If you want me to trace anything please let me know, I will be more than happy to assist.

I am happy to help as well.

Box is ProtectCLI VP240
Celeron J4125
Currently on 25.1

Here is my alias list (the majority are in the one GEOIP blocklist)

https://imgur.com/a/lf8ccph

For the patch, if I install it, and then upgrade to 25.1.3, do I have to re-install each time?




At first glance Celeron CPUs are underwhelming for this task. a stretch to 500k maybe, but I wouldn't trust it with managing more entries than this.


Cheers,
Franco

The running time is reduced by ~40% by the patch...
Intel N100, 4 x I226-V, 16 GByte, 256 GByte NVME, ZTE F6005

1100 down / 770 up, Bufferbloat A

While that is nice it mainly works around kernel crashes regarding pfctl reading table contents that suddenly changes while reading under a lock.


Cheers,
Franco

What does this scheduled task actually do? 

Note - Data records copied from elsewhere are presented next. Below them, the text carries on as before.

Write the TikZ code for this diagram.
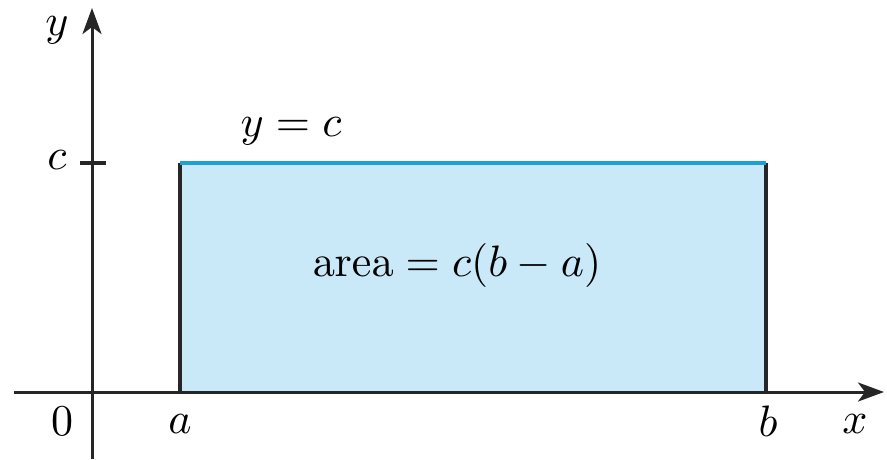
\documentclass[tikz,border=0pt]{standalone}
\usetikzlibrary{arrows.meta}
\definecolor{areafill}{HTML}{C9E9F8}
\definecolor{topline}{HTML}{1BA1D9}
\tikzset{
  axisline/.style={line width=3pt, draw=black!85, -{Stealth[length=26pt,width=19pt,inset=7pt]}},
  sideline/.style={line width=3.2pt, draw=black!85},
  lbl/.style={scale=4.4, inner sep=0pt},
}
\begin{document}
\begin{tikzpicture}[x=1pt,y=-1pt]
\useasboundingbox (0,0) rectangle (887,459);
\coordinate (A0) at (180,392);
\coordinate (A1) at (180,163);
\coordinate (B0) at (766,392);
\coordinate (B1) at (766,163);
\coordinate (xs) at (14,392);
\coordinate (xe) at (884,392);
\coordinate (ys) at (92,459);
\coordinate (ye) at (92,8);
\coordinate (tl) at (80,163);
\coordinate (tr) at (106,163);
\fill[areafill] (A0) rectangle (B1);
\draw[sideline] (A0) -- (A1);
\draw[sideline] (B0) -- (B1);
\draw[line width=4pt, topline] (A1) -- (B1);
\draw[axisline] (xs) -- (xe);
\draw[axisline] (ys) -- (ye);
\draw[sideline] (tl) -- (tr);
\node[lbl] (ly) at (57,30) {$y$};
\node[lbl] (lc) at (57,160) {$c$};
\node[lbl] (lyc) at (291,131) {$y = c$};
\node[lbl] (larea) at (457,265) {$\mathrm{area} = c(b - a)$};
\node[lbl] (l0) at (62,421) {$0$};
\node[lbl] (la) at (180,424) {$a$};
\node[lbl] (lb) at (768,421) {$b$};
\node[lbl] (lx) at (855,424) {$x$};
\end{tikzpicture}
\end{document}
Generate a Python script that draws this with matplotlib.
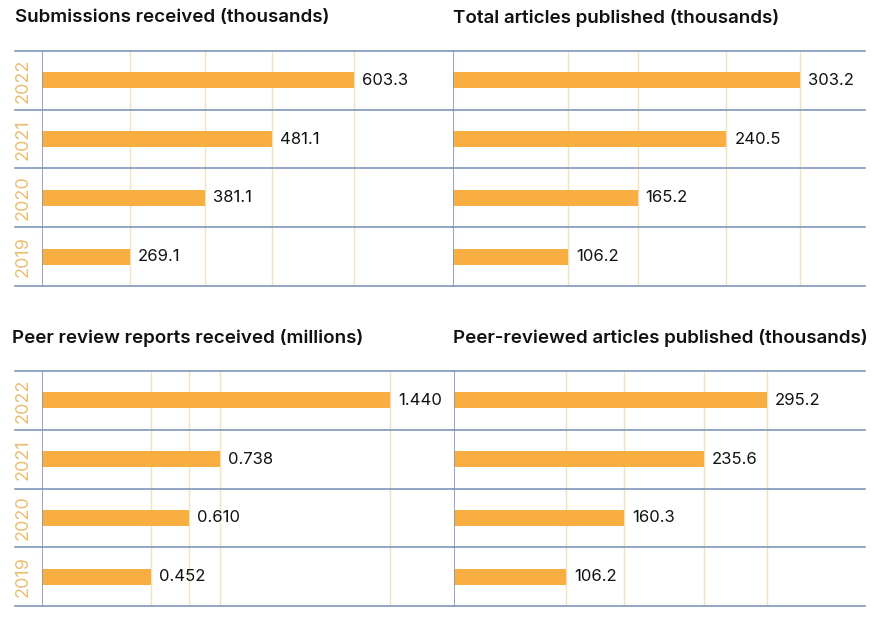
import matplotlib
matplotlib.use("Agg")
import matplotlib.pyplot as plt

plt.rcParams['font.family'] = ['Inter', 'DejaVu Sans']

years = ["2019", "2020", "2021", "2022"]

submissions = [269.1, 381.1, 481.1, 603.3]
submissions_labels = ["269.1", "381.1", "481.1", "603.3"]
total_articles = [106.2, 165.2, 240.5, 303.2]
total_articles_labels = ["106.2", "165.2", "240.5", "303.2"]
peer_reports = [0.452, 0.610, 0.738, 1.440]
peer_reports_labels = ["0.452", "0.610", "0.738", "1.440"]
peer_articles = [106.2, 160.3, 235.6, 295.2]
peer_articles_labels = ["106.2", "160.3", "235.6", "295.2"]

titles = [
    "Submissions received (thousands)",
    "Total articles published (thousands)",
    "Peer review reports received (millions)",
    "Peer-reviewed articles published (thousands)",
]

BAR = "#F9AE41"
LINE = "#7F97BA"
GRID = "#F1E2BF"
YEARC = "#E9BE72"

W, H = 877, 617
fig = plt.figure(figsize=(W / 100, H / 100), dpi=100)

panels = [
    (42, 453, 51, 286, (138, 751), 15, 15, 18, True, submissions, submissions_labels),
    (453, 865, 51, 286, (8.7, 358), 453, 453, 18, False, total_articles, total_articles_labels),
    (42, 453, 371, 606, (0, 1.70), 15, 12, 338, True, peer_reports, peer_reports_labels),
    (454, 865, 371, 606, (0, 388), 453, 453, 338, False, peer_articles, peer_articles_labels),
]

for i, (l, r, t, b, xl, ll, tx, ty, showyears, vals, labs) in enumerate(panels):
    ax = fig.add_axes([l / W, 1 - b / H, (r - l) / W, (b - t) / H])
    ypos = list(range(len(years)))
    ax.barh(ypos, vals, height=0.27, color=BAR, zorder=3)
    ax.set_xlim(*xl)
    ax.set_ylim(-0.5, len(years) - 0.5)
    for v in vals:
        ax.axvline(v, color=GRID, lw=1.0, zorder=1)
    for s in ax.spines.values():
        s.set_visible(False)
    ax.axvline(xl[0], color=LINE, lw=1.2, zorder=4)
    xmin_frac = (ll - l) / (r - l)
    for k in range(len(years) + 1):
        ax.plot([xmin_frac, 1], [k - 0.5, k - 0.5], color=LINE, lw=1.2,
                transform=ax.get_yaxis_transform(), clip_on=False, zorder=4)
    ax.set_xticks([])
    ax.set_yticks([])
    for y, v, s in zip(ypos, vals, labs):
        ax.annotate(s, (v, y), xytext=(8, 0), textcoords="offset pixels",
                    ha="left", va="center", fontsize=12, color="#111111")
    if showyears:
        for y, yr in zip(ypos, years):
            ax.annotate(yr, (0, y), xycoords=("axes fraction", "data"),
                        xytext=(-19, 0), textcoords="offset pixels",
                        rotation=90, ha="center", va="center",
                        fontsize=13, color=YEARC)
    fig.text(tx / W, 1 - ty / H, titles[i], ha="left", va="center",
             fontsize=13.5, fontweight="semibold", color="#111111")

fig.savefig("out.png", dpi=100, facecolor="white")
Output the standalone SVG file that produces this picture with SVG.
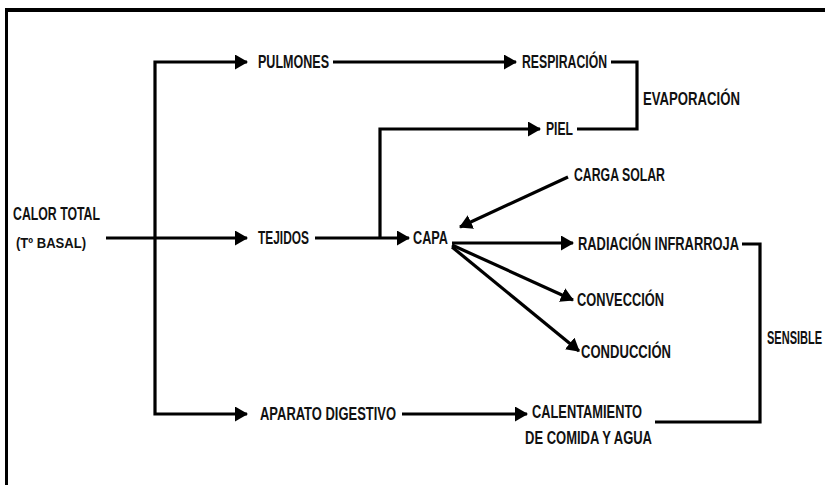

Manage alias updates. Downloading, comparing, making sure the data is up to date. More or less what you would it expect to do.


Cheers,
Franco

OK having my 'amount' of aliases is a bit too much. Would the behavior as I have implemented the workaround using monit to trigger the alias update when a config change occurs be possible when a modification is done in the aliases screen in the UI?